▶ Exercise objective
Return precisely the span of lines from the top of the material below to the line containing "26.1, 26.1, 26.1]", both included. Pictures are excluded.

▶ Material to process
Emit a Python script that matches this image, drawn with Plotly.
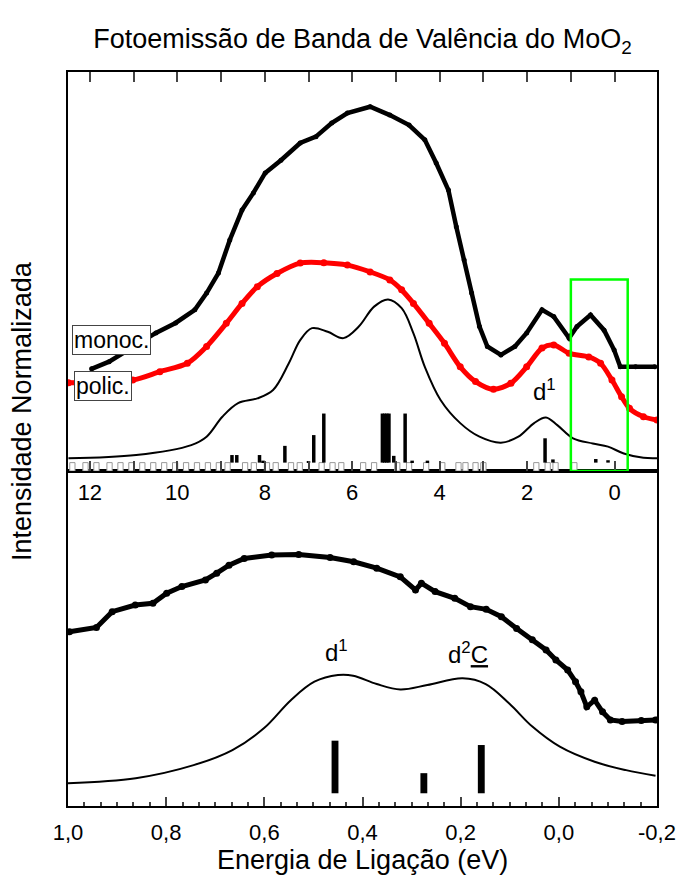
import plotly.graph_objects as go

# ---------------- top panel data (binding energy eV, normalized intensity) ----------------
mono_E = [11.96, 11.56, 10.49, 10.04, 9.60, 9.33, 9.06, 8.80, 8.52, 8.26, 7.99, 7.63, 7.19, 6.83,
          6.47, 6.11, 5.59, 5.14, 4.70, 4.34, 4.08, 3.80, 3.62, 3.44, 3.27, 3.09, 2.91, 2.60, 2.28,
          2.01, 1.66, 1.39, 1.04, 0.86, 0.55, 0.24, 0.01, -0.13, -0.48, -0.92]
mono_I = [25.6, 27.4, 34.6, 37.1, 40.4, 44.6, 49.6, 57.9, 65.4, 69.7, 74.7, 77.9, 82.2, 83.8,
          87.2, 89.7, 91.3, 89.2, 86.7, 83.0, 77.2, 70.4, 61.2, 52.9, 44.6, 36.2, 31.2, 29.1, 31.2,
          34.6, 40.4, 38.7, 33.3, 36.2, 39.1, 35.3, 30.3, 26.1, 26.1, 26.1]

poli_E = [12.49, 11.02, 10.40, 9.77, 9.33, 8.88, 8.52, 8.17, 7.72, 7.19, 6.65, 6.11, 5.59, 5.14,
          4.87, 4.60, 4.24, 3.89, 3.53, 3.18, 2.77, 2.37, 2.01, 1.66, 1.39, 1.04, 0.59, 0.32, 0.06,
          -0.16, -0.34, -0.66, -0.97]
poli_I = [22.1, 22.8, 24.9, 27.0, 31.2, 37.0, 42.0, 46.2, 49.5, 52.1, 52.2, 51.6, 49.9, 47.9,
          45.4, 42.0, 37.0, 32.0, 26.1, 22.4, 20.5, 22.0, 26.1, 30.8, 31.6, 29.5, 28.6, 27.0, 22.8,
          18.6, 15.7, 13.6, 12.8]

calc_E = [12.49, 10.94, 9.68, 9.33, 8.97, 8.61, 8.17, 7.81, 7.45, 7.19, 6.92, 6.56, 6.20, 5.85,
          5.50, 5.18, 4.87, 4.60, 4.34, 3.98, 3.53, 3.09, 2.60, 2.20, 1.84, 1.57, 1.31, 0.95, 0.50,
          0.15, -0.21, -0.66, -0.97]
calc_I = [3.2, 4.0, 6.5, 8.6, 13.6, 17.0, 18.2, 20.3, 27.0, 32.8, 35.8, 34.9, 33.3, 36.2,
          41.2, 43.0, 40.8, 34.5, 26.1, 17.8, 12.0, 8.6, 7.1, 8.6, 12.0, 13.4, 11.5, 8.2, 6.9,
          6.1, 4.4, 3.3, 3.2]

# calculated states (sticks)
stick_E = [8.75, 8.64, 8.12, 8.04, 7.54, 7.00, 6.88, 6.65, 5.31, 5.26, 5.21, 5.16, 5.05, 4.79,
           4.63, 4.28, 1.59, 1.41, 0.43, 0.15]
stick_H = [1.9, 1.9, 1.9, 0.5, 4.2, 0.4, 6.9, 12.3, 12.3, 12.3, 12.3, 12.3, 1.7, 12.3,
           0.5, 0.5, 6.1, 0.8, 0.9, 0.6]
stick_base = 2.1

# empty states (open boxes along the baseline)
open_E = [12.40, 12.10, 11.85, 11.55, 11.30, 11.05, 10.80, 10.55, 10.30, 10.05, 9.80, 9.55,
          9.30, 9.05, 8.85, 8.45, 8.25, 7.95, 7.75, 7.40, 7.20, 6.70, 6.45, 6.25, 5.75, 5.50,
          4.97, 4.70, 4.31, 3.94, 3.57, 3.41, 3.18, 3.00, 1.79, 1.53, 1.35, 0.92]
open_H = [2.1] * len(open_E)

# ---------------- bottom panel data ----------------
mono2_E = [0.997, 0.942, 0.910, 0.863, 0.827, 0.799, 0.768, 0.720, 0.697, 0.672, 0.641, 0.585,
           0.530, 0.466, 0.418, 0.371, 0.323, 0.292, 0.280, 0.252, 0.212, 0.180, 0.148, 0.117,
           0.086, 0.054, 0.026, 0.006, -0.018, -0.034, -0.045, -0.057, -0.073, -0.089, -0.105,
           -0.129, -0.168, -0.197]
mono2_I = [52.0, 53.3, 58.0, 60.0, 60.5, 63.5, 65.5, 67.5, 69.5, 71.9, 73.9, 74.9,
           75.1, 74.2, 72.9, 71.0, 68.4, 64.5, 66.5, 64.0, 62.0, 59.5, 58.7, 56.5,
           53.0, 49.6, 46.6, 43.6, 40.6, 37.1, 34.1, 29.6, 31.6, 28.1, 25.7,
           25.2, 25.5, 25.7]

calc2_E = [1.0, 0.862, 0.744, 0.665, 0.601, 0.546, 0.498, 0.450, 0.419, 0.371, 0.323, 0.268,
           0.196, 0.149, 0.101, 0.054, -0.002, -0.073, -0.137, -0.197]
calc2_I = [6.8, 8.3, 12.2, 16.7, 23.2, 31.6, 37.1, 39.1, 38.9, 36.4, 34.8, 36.1,
           38.1, 36.4, 30.6, 23.7, 17.7, 13.2, 10.7, 9.0]

stick2_E = [0.456, 0.275, 0.158]
stick2_H = [15.7, 6.0, 14.4]
stick2_base = 3.8

top_ticks = [12, 10, 8, 6, 4, 2, 0]
bot_ticks = [1.0, 0.8, 0.6, 0.4, 0.2, 0.0, -0.2]
bot_ticktext = ["1,0", "0,8", "0,6", "0,4", "0,2", "0,0", "-0,2"]

FONT = "Arial, 'Liberation Sans', sans-serif"

fig = go.Figure()

# ---- top panel ----
fig.add_trace(go.Bar(x=open_E, y=open_H, base=0, width=0.12, xaxis="x2", yaxis="y2",
                     marker=dict(color="white", line=dict(color="#999999", width=1)),
                     showlegend=False))
fig.add_trace(go.Bar(x=stick_E, y=stick_H, base=stick_base, width=0.08, xaxis="x2", yaxis="y2",
                     marker=dict(color="black", line=dict(width=0)), showlegend=False))
fig.add_trace(go.Scatter(x=calc_E, y=calc_I, mode="lines", xaxis="x2", yaxis="y2",
                         line=dict(color="black", width=2, shape="spline", smoothing=1.0),
                         showlegend=False))
fig.add_trace(go.Scatter(x=poli_E, y=poli_I, mode="lines+markers", xaxis="x2", yaxis="y2",
                         line=dict(color="#ff0000", width=5, shape="spline", smoothing=0.8),
                         marker=dict(color="#ff0000", size=7), showlegend=False))
fig.add_trace(go.Scatter(x=mono_E, y=mono_I, mode="lines+markers", xaxis="x2", yaxis="y2",
                         line=dict(color="black", width=4.5),
                         marker=dict(color="black", size=5), showlegend=False))

# ---- bottom panel ----
fig.add_trace(go.Bar(x=stick2_E, y=stick2_H, base=stick2_base, width=0.014, xaxis="x", yaxis="y",
                     marker=dict(color="black", line=dict(width=0)), showlegend=False))
fig.add_trace(go.Scatter(x=calc2_E, y=calc2_I, mode="lines", xaxis="x", yaxis="y",
                         line=dict(color="black", width=2, shape="spline", smoothing=1.0),
                         showlegend=False))
fig.add_trace(go.Scatter(x=mono2_E, y=mono2_I, mode="lines+markers", xaxis="x", yaxis="y",
                         line=dict(color="black", width=5),
                         marker=dict(color="black", size=7), showlegend=False))

split = 335 / 734

axis_common = dict(showline=True, linecolor="black", linewidth=2, showgrid=False, zeroline=False,
                   automargin=False)

fig.update_layout(
    width=679, height=876,
    margin=dict(l=68, r=22, t=72, b=70, autoexpand=False),
    paper_bgcolor="white", plot_bgcolor="white",
    barmode="overlay", showlegend=False,
    font=dict(family=FONT, color="black", size=22),
    title=dict(text="Fotoemissão de Banda de Valência do MoO<sub>2</sub>",
               x=0.5, xref="paper", xanchor="center", y=1 - 39 / 876, yanchor="middle",
               font=dict(family=FONT, size=27, color="black"), automargin=False),
    xaxis2=dict(domain=[0, 1], anchor="y2", range=[12.5, -0.97], tickvals=top_ticks,
                ticks="inside", ticklen=10, tickwidth=1.5, mirror="ticks",
                minor=dict(dtick=1, tick0=0, ticks="inside", ticklen=10, tickwidth=1.5),
                ticklabelstandoff=1, tickfont=dict(size=22), **axis_common),
    yaxis2=dict(domain=[split, 1], anchor="x2", range=[0, 100], showticklabels=False,
                ticks="", mirror=True, **axis_common),
    xaxis=dict(domain=[0, 1], anchor="y", range=[1.0, -0.2], tickvals=bot_ticks,
               ticktext=bot_ticktext, ticks="inside", ticklen=9, tickwidth=1.5, mirror=True,
               minor=dict(dtick=0.2 / 6, tick0=0, ticks="inside", ticklen=4, tickwidth=1.5),
               ticklabelstandoff=6, tickfont=dict(size=22), **axis_common),
    yaxis=dict(domain=[0, split], anchor="x", range=[0, 100], showticklabels=False,
               ticks="", mirror=True, **axis_common),
)

fig.add_shape(type="rect", xref="x2", yref="y2", x0=1.0, x1=-0.3, y0=0, y1=48,
              line=dict(color="#00ff00", width=2.5), fillcolor="rgba(0,0,0,0)")

ann_font = dict(family=FONT, size=24, color="black")
box_font = dict(family=FONT, size=23, color="black")
fig.add_annotation(x=11.5, y=32.8, xref="x2", yref="y2", text="monoc.", showarrow=False,
                   font=box_font, bgcolor="white", bordercolor="#444444", borderwidth=1, borderpad=1)
fig.add_annotation(x=11.71, y=21.3, xref="x2", yref="y2", text="polic.", showarrow=False,
                   font=box_font, bgcolor="white", bordercolor="#444444", borderwidth=1, borderpad=1)
fig.add_annotation(x=1.60, y=20.3, xref="x2", yref="y2", text="d<sup>1</sup>", showarrow=False,
                   font=ann_font)
fig.add_annotation(x=0.454, y=46.3, xref="x", yref="y", text="d<sup>1</sup>", showarrow=False,
                   font=ann_font)
fig.add_annotation(x=0.185, y=45.7, xref="x", yref="y", text="d<sup>2</sup><u>C</u>",
                   showarrow=False, font=ann_font)

# axis titles
fig.add_annotation(xref="paper", yref="paper", x=0.5, y=0, yshift=-54, yanchor="middle",
                   text="Energia de Ligação (eV)", showarrow=False,
                   font=dict(family=FONT, size=27, color="black"))
fig.add_annotation(xref="paper", yref="paper", x=0, xshift=-46, xanchor="center",
                   y=(806 - 411) / 734, yanchor="middle", textangle=-90,
                   text="Intensidade Normalizada", showarrow=False,
                   font=dict(family=FONT, size=27, color="black"))

fig.write_html("out.html", config={"displayModeBar": False},
               post_script="document.body.style.margin='0';")
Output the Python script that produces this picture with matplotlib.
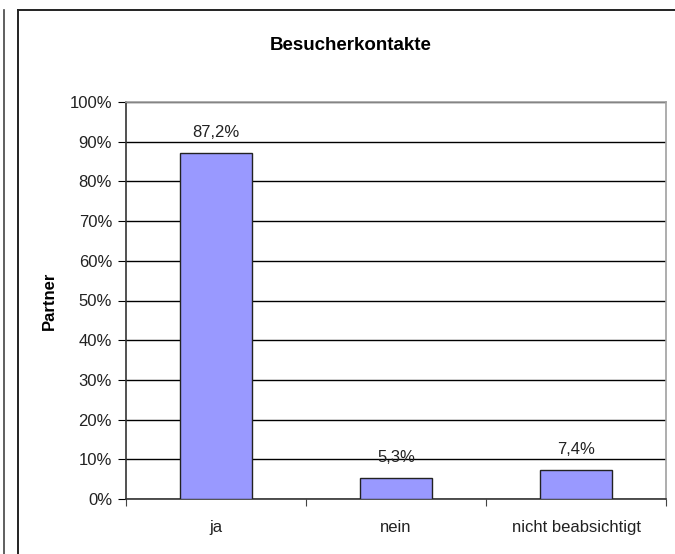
import matplotlib.pyplot as plt
from matplotlib.lines import Line2D
from matplotlib.ticker import FuncFormatter

# Data
categories = ['ja', 'nein', 'nicht beabsichtigt']
values = [87.2, 5.3, 7.4]
value_labels = ['87,2%', '5,3%', '7,4%']

plt.rcParams['font.family'] = ['Liberation Sans', 'DejaVu Sans']

fig = plt.figure(figsize=(6.75, 5.54), dpi=100)
ax = fig.add_axes([126 / 675, 55 / 554, 540 / 675, 397 / 554])

# Bars
x = range(len(categories))
ax.bar(x, values, width=0.4, color='#9999ff', edgecolor='#222222', linewidth=1.0, zorder=3)
for i, v in enumerate(values):
    ax.annotate(value_labels[i], (i, v), xytext=(0, 9), textcoords='offset points',
                ha='center', va='bottom', fontsize=12, color='#222222')

# Axes
ax.set_xlim(-0.5, 2.5)
ax.set_ylim(0, 100)
ax.set_yticks(range(0, 101, 10))
ax.yaxis.set_major_formatter(FuncFormatter(lambda v, p: f'{int(v)}%'))
ax.yaxis.grid(True, color='black', linewidth=1.0, zorder=0)
ax.set_axisbelow(True)

ax.set_xticks([-0.5, 0.5, 1.5, 2.5])
ax.set_xticklabels([])
ax.set_xticks(list(x), minor=True)
ax.set_xticklabels(categories, minor=True)
ax.tick_params(axis='x', which='minor', length=0, pad=15, labelsize=12, labelcolor='#222222')
ax.tick_params(axis='x', which='major', length=5, direction='out', color='#444444')
ax.tick_params(axis='y', length=6, direction='out', labelsize=12, labelcolor='#222222', pad=4)

for s in ['top', 'right']:
    ax.spines[s].set_color('#a0a0a0')
    ax.spines[s].set_linewidth(1.2)
for s in ['left', 'bottom']:
    ax.spines[s].set_color('#333333')
    ax.spines[s].set_linewidth(1.2)

ax.set_ylabel('Partner', fontsize=12, fontweight='bold', labelpad=9)

fig.text(351 / 675, 1 - 45 / 554, 'Besucherkontakte', ha='center', va='center',
         fontsize=13.5, fontweight='bold')

# Frame lines of the surrounding chart box
fig.add_artist(Line2D([17.5 / 675, 17.5 / 675], [0, 1 - 10 / 554], color='#222222', linewidth=1.4))
fig.add_artist(Line2D([17.5 / 675, 1], [1 - 10 / 554, 1 - 10 / 554], color='#222222', linewidth=1.4))
fig.add_artist(Line2D([3.5 / 675, 3.5 / 675], [0, 1 - 10 / 554], color='#444444', linewidth=1.2))

fig.savefig('out.png', dpi=100)
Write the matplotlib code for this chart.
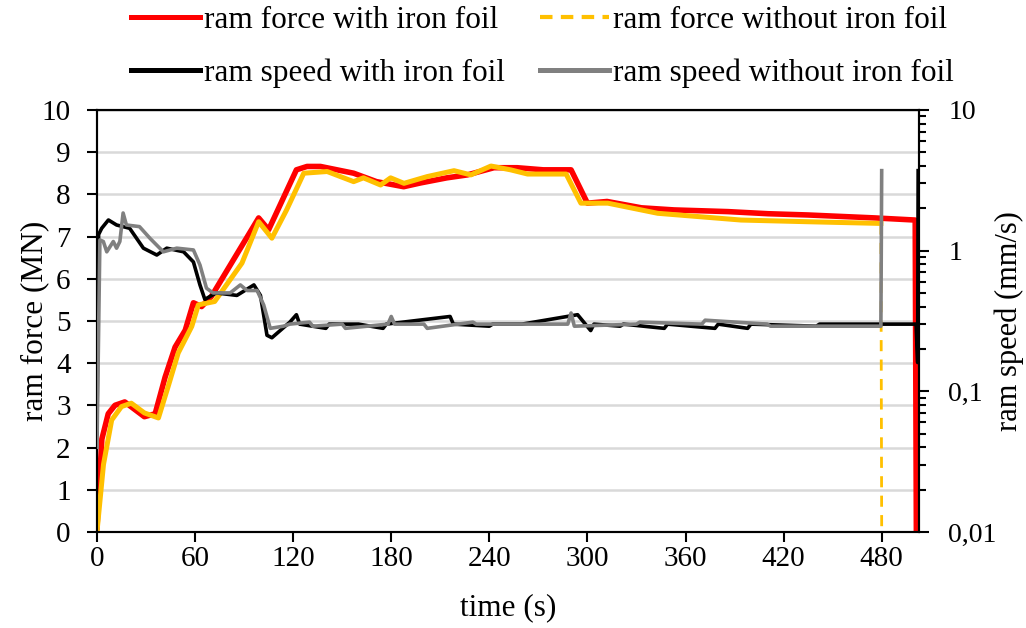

▶ Response
Emit a Python script that matches this image, drawn with Plotly.
import plotly.graph_objects as go

# ---------------- top panel data (binding energy eV, normalized intensity) ----------------
mono_E = [11.96, 11.56, 10.49, 10.04, 9.60, 9.33, 9.06, 8.80, 8.52, 8.26, 7.99, 7.63, 7.19, 6.83,
          6.47, 6.11, 5.59, 5.14, 4.70, 4.34, 4.08, 3.80, 3.62, 3.44, 3.27, 3.09, 2.91, 2.60, 2.28,
          2.01, 1.66, 1.39, 1.04, 0.86, 0.55, 0.24, 0.01, -0.13, -0.48, -0.92]
mono_I = [25.6, 27.4, 34.6, 37.1, 40.4, 44.6, 49.6, 57.9, 65.4, 69.7, 74.7, 77.9, 82.2, 83.8,
          87.2, 89.7, 91.3, 89.2, 86.7, 83.0, 77.2, 70.4, 61.2, 52.9, 44.6, 36.2, 31.2, 29.1, 31.2,
          34.6, 40.4, 38.7, 33.3, 36.2, 39.1, 35.3, 30.3, 26.1, 26.1, 26.1]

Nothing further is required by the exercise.